The Last Communard
Verson Books 192pp £14.99
Adrien Lejeune, grocer and apothecary, was born in 1847 in Bagnolet, then just beyond the walls of Paris; he died in 1942 in Novosibirsk, Siberia, but is now buried at the Mur des Fédérés in the Père Lachaise cemetery, which marks the site of execution of Lejuene’s comrades in the Parisian working-class uprising of 1871.
Gavin Bowd’s book is not a biography of Lejeune but rather an attempt to explain his itinerary. We cannot be certain that Lejeune was the last surviving Communard, not just because the mass of rebels remained anonymous but also because Lejeune’s role in the events of 1871 is obscure. When arrested by French government troops, Lejeune claimed to be an unwilling participant. The military tribunal, probably correctly, dismissed this as evasion and sentenced him to five years in prison. Thereafter, Lejeune disappeared from the historical record for half a century: he was not a well-known activist or writer. But he stayed true to this radical politics, joining the French Communist Party (PCF) in 1922, soon after it was founded. This was the beginning of Lejeune’s reinvention as a symbol, which is Bowd’s central topic.
For the PCF and its Soviet big brother, Lejeune was a living talisman. The Paris Commune mattered in Bolshevik mythology – supposedly Lenin danced in the snow when the October Revolution outlasted its predecessor. Lejeune’s allegiance was proof that the martyrs of Bloody Week had been avenged in the Soviet Union. Other left-wing groups, such as socialists and anarchists, could claim descent from the Commune, but the Communists had an actual Communard to confirm their entitlement.
Comrade Lejeune’s move to Moscow in 1930 was so that he might finally enjoy the fruits of the revolutionary struggle that bound together the history of France and Russia. It is hard to say whether he had much to enjoy, even before the Nazi invasion which forced his evacuation to Siberia. Communist literature from the period is expressed in drab formulas and it is difficult to extract much biographical information from such statements as the greeting sent to Lejeune in 1937 by the editors of the Communist newspaper, L’Humanité: ‘What better wish could we send, Dear Comrade, on the occasion of your birthday, than that you may for many years yet admire the gigantic achievements of victorious Socialism in the Land of the Soviets.’ It seems, though, that Lejeune did inspire affection among the French and other exiles who washed up in Russia.

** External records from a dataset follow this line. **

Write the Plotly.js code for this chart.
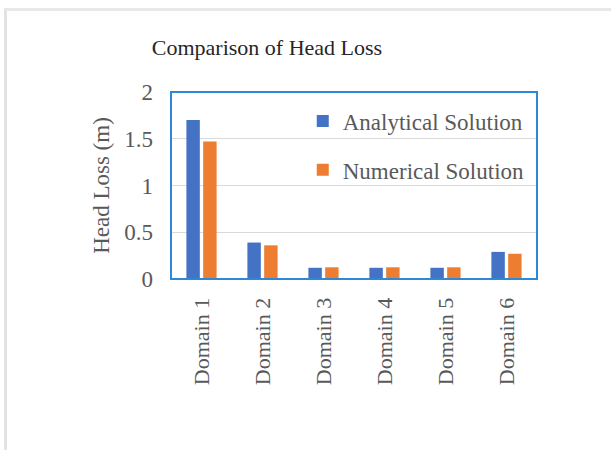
<!DOCTYPE html>
<html>
<head>
<meta charset="utf-8">
<script src="https://cdn.plot.ly/plotly-3.0.1.min.js"></script>
<style>
  html, body { margin: 0; padding: 0; background: #fff; }
  #frame { position: absolute; left: 4px; top: 8px; width: 700px; height: 500px;
           border-left: 3px solid #E3E3E3; border-top: 3px solid #E8E8E8; }
  #chart { position: absolute; left: 0; top: 0; width: 611px; height: 450px; }
</style>
</head>
<body>
<div id="frame"></div>
<div id="chart"></div>
<script>
const categories = ["Domain 1", "Domain 2", "Domain 3", "Domain 4", "Domain 5", "Domain 6"];
const analytical = [1.70, 0.39, 0.12, 0.12, 0.12, 0.29];
const numerical = [1.47, 0.36, 0.125, 0.125, 0.125, 0.27];
const yTicks = [0, 0.5, 1, 1.5, 2];
const yTickText = ["0", "0.5", "1", "1.5", "2"];

const serif = "Liberation Serif, Times New Roman, serif";

const traces = [
  { type: "bar", name: "Analytical Solution", x: categories, y: analytical,
    marker: { color: "#4472C4" }, legendgroup: "a" },
  { type: "bar", name: "Numerical Solution", x: categories, y: numerical,
    marker: { color: "#ED7D31" }, legendgroup: "n" }
];

const layout = {
  width: 611, height: 450,
  paper_bgcolor: "rgba(0,0,0,0)", plot_bgcolor: "rgba(0,0,0,0)",
  margin: { l: 171, r: 74, t: 92, b: 171 },
  barmode: "group", bargap: 0.45, bargroupgap: 0.2,
  font: { family: serif, color: "#595959", size: 22 },
  title: { text: "Comparison of Head Loss", font: { family: serif, size: 22, color: "#262626" },
           x: 0.437, xref: "container", xanchor: "center", y: 0.896, yref: "container", yanchor: "middle" },
  xaxis: { type: "category", tickangle: -90, showgrid: false, showline: true,
           linecolor: "#BFBFBF", linewidth: 1, ticks: "", ticklabelstandoff: 9,
           tickfont: { family: serif, size: 22, color: "#595959" }, fixedrange: true },
  yaxis: { range: [0, 2], tickvals: yTicks, ticktext: yTickText, showgrid: true,
           gridcolor: "#D9D9D9", gridwidth: 1, zeroline: false, showline: false, ticks: "",
           ticklabelstandoff: 17,
           tickfont: { family: serif, size: 23, color: "#595959" },
           title: { text: "Head Loss (m)", font: { family: serif, size: 23, color: "#595959" }, standoff: 8 } },
  showlegend: true,
  legend: { x: 0.36, xanchor: "left", y: 0.96, yanchor: "top", bgcolor: "rgba(0,0,0,0)",
            traceorder: "grouped", tracegroupgap: 16,
            font: { family: serif, size: 23, color: "#595959" } },
  shapes: [
    { type: "rect", xref: "paper", yref: "paper", x0: 0, x1: 1, y0: 0, y1: 1,
      line: { color: "#2F88D6", width: 2 }, fillcolor: "rgba(0,0,0,0)", layer: "above" }
  ]
};

Plotly.newPlot("chart", traces, layout, { displayModeBar: false, staticPlot: true });
</script>
</body>
</html>
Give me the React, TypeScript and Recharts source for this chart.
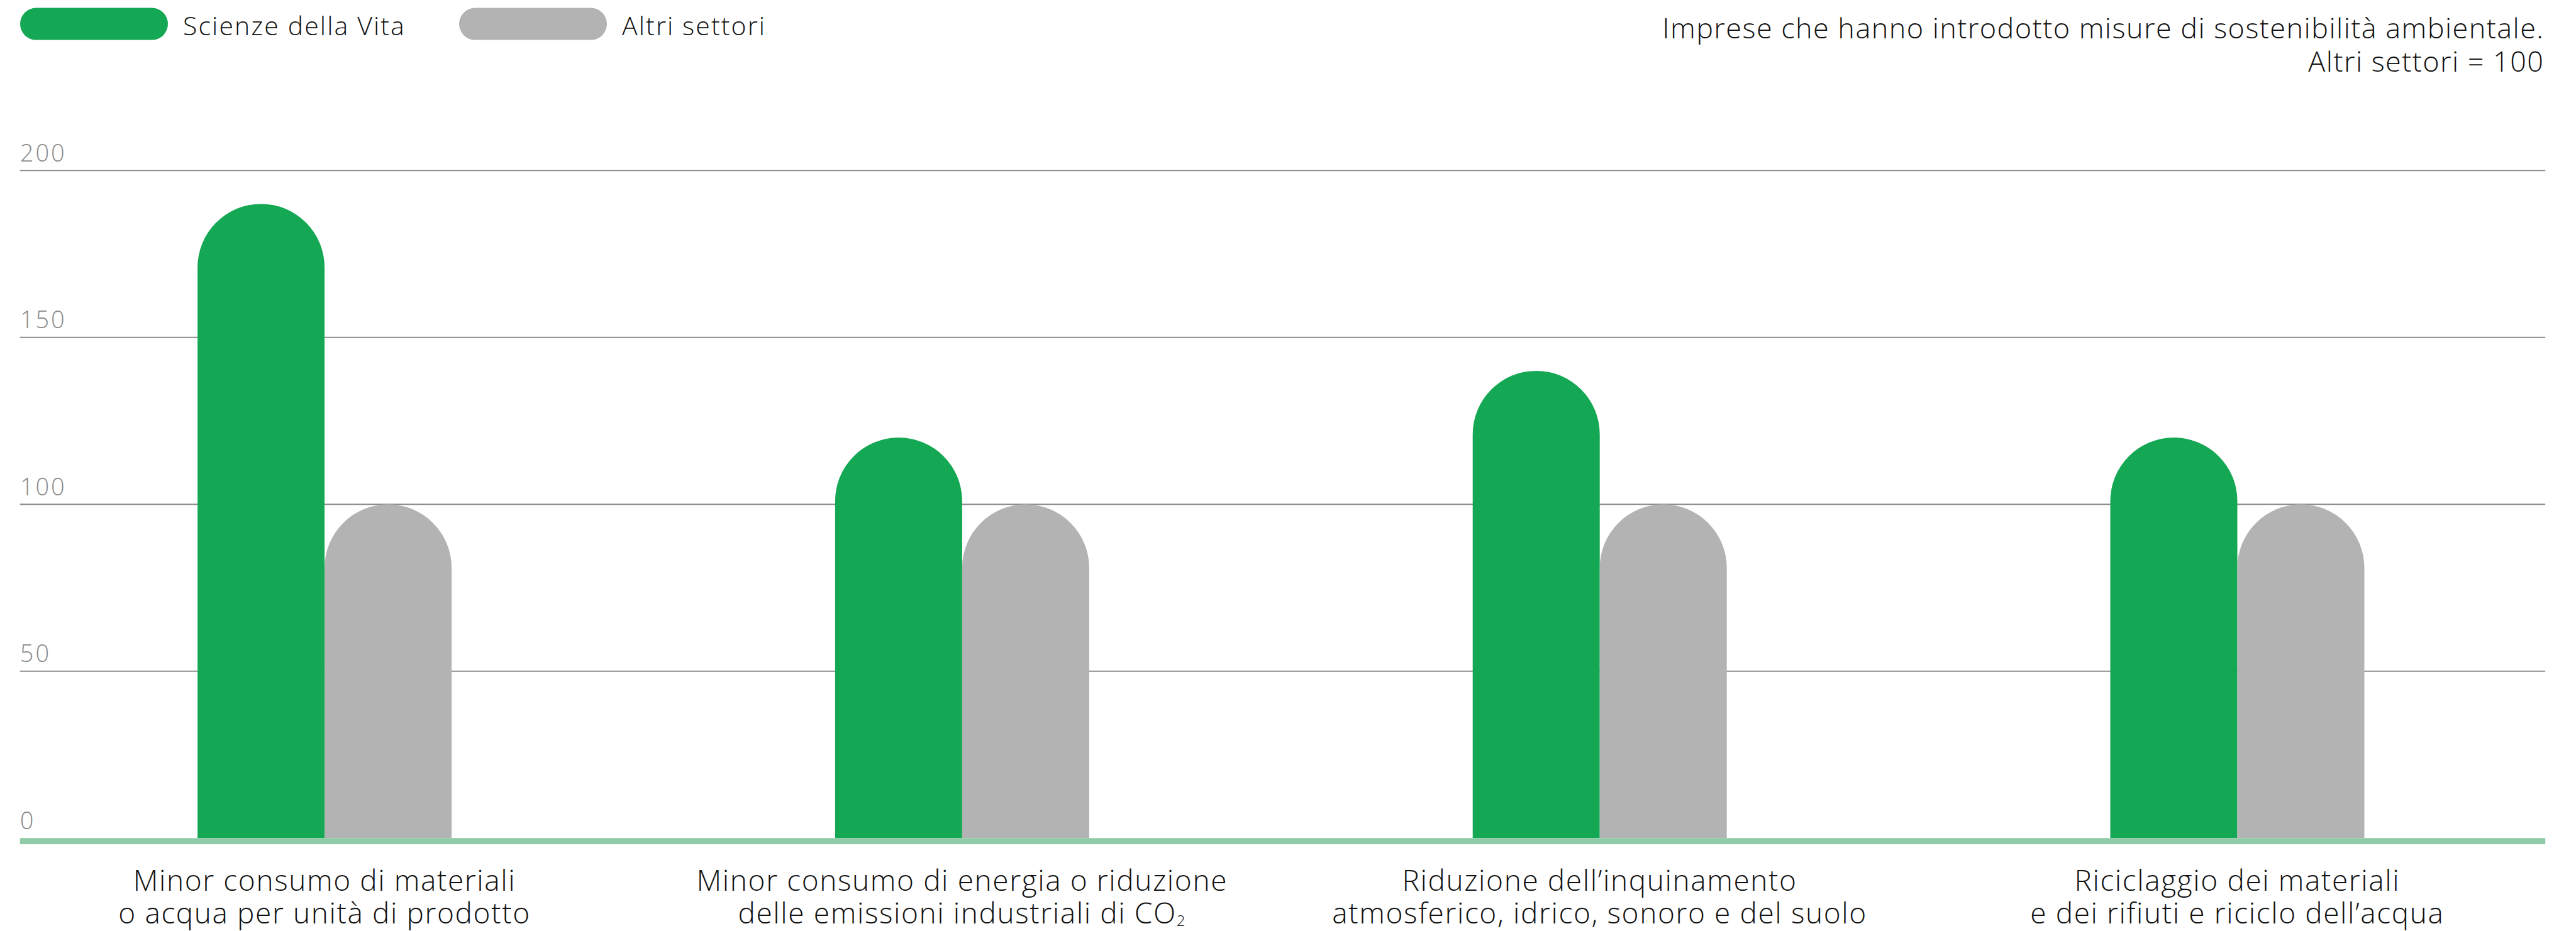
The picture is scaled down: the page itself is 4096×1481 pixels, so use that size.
import React from 'react';
import { BarChart, Bar, XAxis, YAxis, CartesianGrid, ReferenceLine, Legend } from 'recharts';

// ---- data ----
const categories = [
  'Minor consumo di materiali o acqua per unità di prodotto',
  'Minor consumo di energia o riduzione delle emissioni industriali di CO₂',
  'Riduzione dell’inquinamento atmosferico, idrico, sonoro e del suolo',
  'Riciclaggio dei materiali e dei rifiuti e riciclo dell’acqua',
];
const categoryLines = [
  ['Minor consumo di materiali', 'o acqua per unità di prodotto'],
  ['Minor consumo di energia o riduzione', 'delle emissioni industriali di CO₂'],
  ['Riduzione dell’inquinamento', 'atmosferico, idrico, sonoro e del suolo'],
  ['Riciclaggio dei materiali', 'e dei rifiuti e riciclo dell’acqua'],
];
const scienzeValues = [190, 120, 140, 120];
const altriValues = [100, 100, 100, 100];
const yTicks = [0, 50, 100, 150, 200];
const gridValues = [50, 100, 150, 200];
const seriesNames = ['Scienze della Vita', 'Altri settori'];
const titleLines = ['Imprese che hanno introdotto misure di sostenibilità ambientale.', 'Altri settori = 100'];

// ---- style ----
const W = 4096;
const H = 1481;
const FONT = "'Open Sans', sans-serif";
const GREEN = '#15A854';
const GRAY = '#B3B3B3';
const AXIS_GREEN = '#8ECBA7';
const TICK_GRAY = '#8A8A8A';
const GRID_GRAY = '#8C8C8C';
const TEXT = '#111111';
const SERIES_COLORS = [GREEN, GRAY];

const data = categories.map((c, i) => ({
  name: c,
  scienze: scienzeValues[i],
  altri: altriValues[i],
}));

const YTick = (props: any) => {
  const { x, y, payload } = props;
  return (
    <text x={x} y={y - 14.6} textAnchor="start" fill={TICK_GRAY} fontSize={38} letterSpacing={3} fontFamily={FONT} fontWeight={300}>
      {payload.value}
    </text>
  );
};

const renderLine = (line: string, x: number, dy: number, key: number) => {
  const idx = line.indexOf('₂');
  if (idx >= 0) {
    return [
      <tspan key={key + 'a'} x={x} dy={dy}>{line.slice(0, idx)}</tspan>,
      <tspan key={key + 'b'} dy={4} fontSize={24}>2</tspan>,
    ];
  }
  return <tspan key={key} x={x} dy={dy}>{line}</tspan>;
};

const XTick = (props: any) => {
  const { x, y, payload } = props;
  const i = categories.indexOf(payload.value);
  const lines = categoryLines[i] || [payload.value];
  return (
    <text x={x} y={y} textAnchor="middle" fill={TEXT} fontSize={46} letterSpacing={1.6} fontFamily={FONT} fontWeight={300}>
      {lines.map((l, k) => renderLine(l, x, k === 0 ? 83.4 : 52.3, k))}
    </text>
  );
};

const LegendContent = () => {
  const pillX = [32, 730];
  return (
    <svg width={1300} height={80}>
      {seriesNames.map((n, i) => (
        <g key={i}>
          <rect x={pillX[i]} y={12.6} width={235} height={51} rx={25.5} ry={25.5} fill={SERIES_COLORS[i]} />
          <text x={pillX[i] + 259} y={55.6} fill={TEXT} fontSize={41} letterSpacing={2.1} fontFamily={FONT} fontWeight={300}>
            {n}
          </text>
        </g>
      ))}
    </svg>
  );
};

const BaseLine = (p: any) => (
  <line x1={p.x1} x2={p.x2} y1={p.y1 + 4.8} y2={p.y2 + 4.8} stroke={AXIS_GREEN} strokeWidth={9.6} />
);

export default function App() {
  return (
    <div style={{ position: 'absolute', left: 0, top: 0, width: W, height: H, background: '#fff' }}>
      <svg width={W} height={140} style={{ position: 'absolute', left: 0, top: 0 }}>
        <text x={4045.5} y={60.6} textAnchor="end" fill={TEXT} fontSize={45} letterSpacing={1.45} fontFamily={FONT} fontWeight={300}>
          {titleLines[0]}
        </text>
        <text x={4045.5} y={113.6} textAnchor="end" fill={TEXT} fontSize={45} letterSpacing={1.45} fontFamily={FONT} fontWeight={300}>
          {titleLines[1]}
        </text>
      </svg>
      <BarChart
        width={W}
        height={H}
        data={data}
        margin={{ top: 271.3, left: 30.7, right: 48.8, bottom: 7.7 }}
        barGap={0}
        barSize={202}
        style={{ position: 'absolute', left: 0, top: 0 }}
      >
        <CartesianGrid vertical={false} horizontalValues={gridValues} stroke={GRID_GRAY} strokeWidth={2} />
        <XAxis
          dataKey="name"
          interval={0}
          axisLine={false}
          tickLine={false}
          tickSize={0}
          tickMargin={0}
          height={140}
          padding={{ left: -22.6, right: -17.1 }}
          tick={<XTick />}
        />
        <YAxis
          domain={[0, 200]}
          ticks={yTicks}
          width={1}
          interval={0}
          axisLine={false}
          tickLine={false}
          tickSize={0}
          tickMargin={0}
          tick={<YTick />}
        />
        <Legend
          layout="vertical"
          align="center"
          verticalAlign="middle"
          wrapperStyle={{ top: 0, left: 0, width: 1300, height: 80 }}
          content={<LegendContent />}
        />
        <Bar dataKey="scienze" name={seriesNames[0]} fill={GREEN} radius={[101, 101, 0, 0]} isAnimationActive={false} />
        <Bar dataKey="altri" name={seriesNames[1]} fill={GRAY} radius={[101, 101, 0, 0]} isAnimationActive={false} />
        <ReferenceLine y={0} shape={<BaseLine />} />
      </BarChart>
    </div>
  );
}
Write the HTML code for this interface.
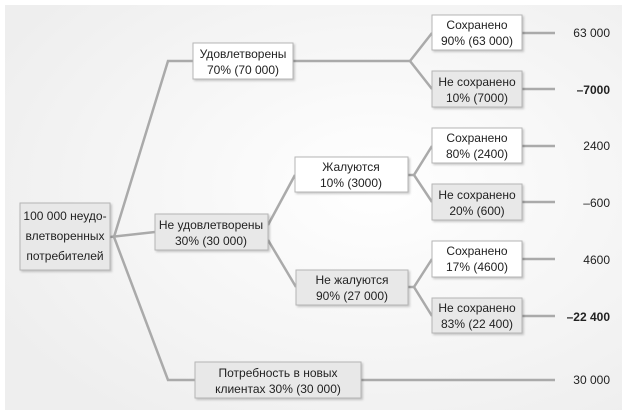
<!DOCTYPE html>
<html><head><meta charset="utf-8"><style>
html,body{margin:0;padding:0;background:#fff}
svg{display:block}
text{font-family:"Liberation Sans",sans-serif;font-size:12px;fill:#222}
</style></head><body>
<svg width="630" height="416" viewBox="0 0 630 416">
<defs>
<radialGradient id="bg" cx="0.6" cy="0.45" r="0.7">
<stop offset="0" stop-color="#ffffff"/><stop offset="1" stop-color="#eeeeee"/>
</radialGradient>
<filter id="sh" x="-10%" y="-10%" width="130%" height="140%"><feDropShadow dx="1.5" dy="1.5" stdDeviation="1" flood-color="#000" flood-opacity="0.2"/></filter>
</defs>
<rect x="5" y="5" width="617" height="405" fill="url(#bg)"/>
<g stroke="#aaa" stroke-width="2.5" fill="none">
<polyline points="193,61 168,61 114,237 168,380 195,380"/>
<line x1="110" y1="237" x2="155" y2="232"/>
<polyline points="293,61 410,61 432,33"/>
<line x1="410" y1="61" x2="432" y2="89"/>
<polyline points="268,225 295,175"/>
<polyline points="268,240 296,287"/>
<polyline points="432,146 414,175 432,202"/>
<line x1="408" y1="175" x2="414" y2="175"/>
<polyline points="432,259 414,287 432,316"/>
<line x1="408" y1="287" x2="414" y2="287"/>
<line x1="522" y1="33" x2="555" y2="33"/>
<line x1="522" y1="89" x2="555" y2="89"/>
<line x1="522" y1="146" x2="555" y2="146"/>
<line x1="522" y1="202" x2="555" y2="202"/>
<line x1="522" y1="259" x2="555" y2="259"/>
<line x1="522" y1="316" x2="555" y2="316"/>
<line x1="361" y1="380" x2="555" y2="380"/>
</g>
<g stroke="#b5b5b5" stroke-width="1" filter="url(#sh)">
<rect x="20" y="203" width="90" height="67" fill="#e8e8e8"/>
<rect x="193" y="43" width="100" height="36" fill="#fff"/>
<rect x="155" y="214" width="113" height="36" fill="#e8e8e8"/>
<rect x="195" y="362" width="166" height="36" fill="#e8e8e8"/>
<rect x="295" y="157" width="113" height="35" fill="#fff"/>
<rect x="296" y="270" width="112" height="35" fill="#e8e8e8"/>
<rect x="432" y="15" width="90" height="35" fill="#fff"/>
<rect x="432" y="71" width="90" height="36" fill="#e8e8e8"/>
<rect x="432" y="128" width="90" height="35" fill="#fff"/>
<rect x="432" y="184" width="90" height="36" fill="#e8e8e8"/>
<rect x="432" y="241" width="90" height="36" fill="#fff"/>
<rect x="432" y="298" width="90" height="35" fill="#e8e8e8"/>
</g>
<g text-anchor="middle">
<text x="65" y="220">100 000 неудо-</text><text x="65" y="240">влетворенных</text><text x="65" y="260">потребителей</text>
<text x="243" y="58">Удовлетворены</text><text x="243" y="74">70% (70 000)</text>
<text x="211" y="229">Не удовлетворены</text><text x="211" y="245">30% (30 000)</text>
<text x="278" y="377">Потребность в новых</text><text x="278" y="393">клиентах 30% (30 000)</text>
<text x="351" y="171">Жалуются</text><text x="351" y="187">10% (3000)</text>
<text x="352" y="284">Не жалуются</text><text x="352" y="300">90% (27 000)</text>
<text x="477" y="29">Сохранено</text><text x="477" y="45">90% (63 000)</text>
<text x="477" y="86">Не сохранено</text><text x="477" y="102">10% (7000)</text>
<text x="477" y="142">Сохранено</text><text x="477" y="158">80% (2400)</text>
<text x="477" y="199">Не сохранено</text><text x="477" y="215">20% (600)</text>
<text x="477" y="255">Сохранено</text><text x="477" y="271">17% (4600)</text>
<text x="477" y="312">Не сохранено</text><text x="477" y="328">83% (22 400)</text>
</g>
<g text-anchor="end">
<text x="610" y="37">63 000</text>
<text x="610" y="94" font-weight="bold">–7000</text>
<text x="610" y="150">2400</text>
<text x="610" y="207">–600</text>
<text x="610" y="264">4600</text>
<text x="610" y="321" font-weight="bold">–22 400</text>
<text x="610" y="384">30 000</text>
</g>
</svg>
</body></html>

Even in death Lejeune remained a useful symbol. Unlike other European Communist parties, the PCF remained loyal to Moscow throughout the postwar decades. After 1968 its position was challenged by street-fighting Trotskyists and Maoists, who disputed the mantle of the Commune. The return of Lejeune’s ashes from the USSR, to coincide with the celebration of the 100th anniversary of the Commune in May 1971, was part of the PCF’s attempt to reassert its pre-eminence on the Left.
A revolutionary, according to Marxist theory, should be forged on the anvil of experience, but given the confusions and equivocations in the propaganda surrounding Lejeune, one gets little sense of him as an individual. The uses to which he was put offer a fascinating example of political legend-making, but we do not learn what kept the man himself faithful to the revolutionary cause.
David Hopkin is a Fellow and Tutor in History at the University of Oxford and author of Voices of the People in Nineteenth-Century France (Cambridge, 2012).